Preserving History with Kuti Heritage Museum

Preserving History with Kuti Heritage Museum

The grand opening of the Kuti Heritage Museum in Abeokuta, Ogun State opens another chapter in a government’s effort to celebrate the heroes and heroines of history and popular culture, says Yinka Olatunbosun

“That was where Fela’s parents were buried,’’ Pelu Awofeso, an award-winning travel and culture journalist who volunteered to drive the Lagos-based journalists from the hotel to the old Ransome Kuti family house in Isabo, Abeokuta said. As the Land Rover galloped along the speed bump right before the white-coloured Anglican church where the tombs of Late Reverend Isreal Oludotun Ransome-Kuti and Mrs. FunmilayoRansome-Kuti were laid, a passer-by with an urge to be an unsolicited tour guide repeated Awofeso’s words in Yoruba. We thanked him.

We would later encounter more persons like him. Clearly, the Isabo residents are proud to be associated with an important part of history. That day, the once-abandoned Ransome Kuti family house became Kuti Heritage Museum. Most of the residents abandoned their activities to stand along corridors and rooftops to witness this historic event. Renovated by the architect and grandmaster of urban art spaces, Theo Lawson, the building has become a tourist attraction, housing a restaurant, a lush garden, and was thoughtfully rebuilt with wheel-chair friendly entrances.

In the past few years, some journalists have put the house in spotlight, lamenting over the decaying infrastructure while appealing for government’s intervention. Fortunately, the plea fell on listening eyes. The Ogun State Governor, Senator Ibikunle Amosun acknowledged the role of journalists as societal watchdogs during the unveiling ceremony which was part of the 2019 African Drum Festival in Abeokuta.

“Indeed, our heroes will never die. We need to preserve their legacies in order to keep historical matters evergreen in people’s memories,’’ Amosun said. In the same vein, a senior consultant to the Governor on Culture, Mrs. Yetunde Amusan called the event “a fulfillment of a promise’’ made by the state government to celebrate iconic sons and daughters of Ogun.
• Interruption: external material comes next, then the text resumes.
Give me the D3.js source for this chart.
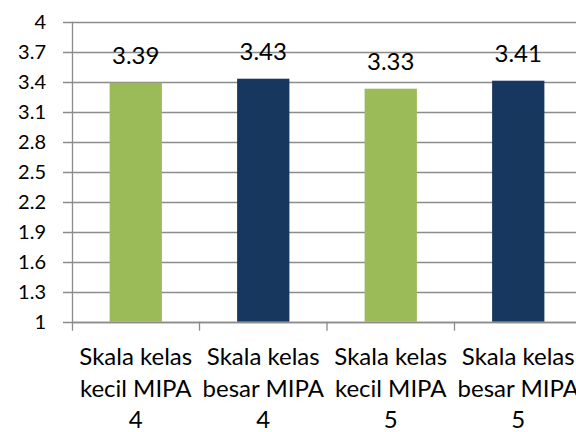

The matriarch of the Ransome-kuti family, Yemisi Ransome-Kuti who sang the classic song “Ise Oluwa’’ before making her remarks, observed that the museum stands for the values of integrity which the family is known for. The Ransome-Kutis’ home was where Dolu, Olikoye, Fela and Beko were raised. A huge influencer in today’s pop culture, Fela’s music and philosophy had been traced to the activism embodied in his mother, Funmilayo -the heroine of universal suffrage for Nigerian women and the first woman known to drive a car in Nigeria. She was also the first African woman to visit China, the USSR, Poland, Bulgaria, Hungary, Yugoslavia and East Germany during the cold war.

Fela’s father, Rev. Ransome-Kuti was the principal of Abeokuta Grammar School with a reputation of a strict disciplinarian who didn’t spare anyone deserving of the rod as the Nobel Laurate, Professor Wole Soyinka recalled.

“I was able to escape to Government College, Ibadan which was called a school for the “aje butters’’ where there was no-beating rule,’’ he said.

In hindsight, Prof Soyinka thought the discipline was essential to his character formation adding that “when a cane is necessary, use it.’’

A special wing of the one-storey building is most likely to be a literary hub as it was the part of the house where Mrs. Ransome-Kuti held adult education classes for the Egba women. Pictures of Fela, Femi, Seun Anikulapo kuti were among the prominent ones on a permanent window display. Fela’s music which was projected from the surround sound system set the mood for the event that Isabo residents will live to remember.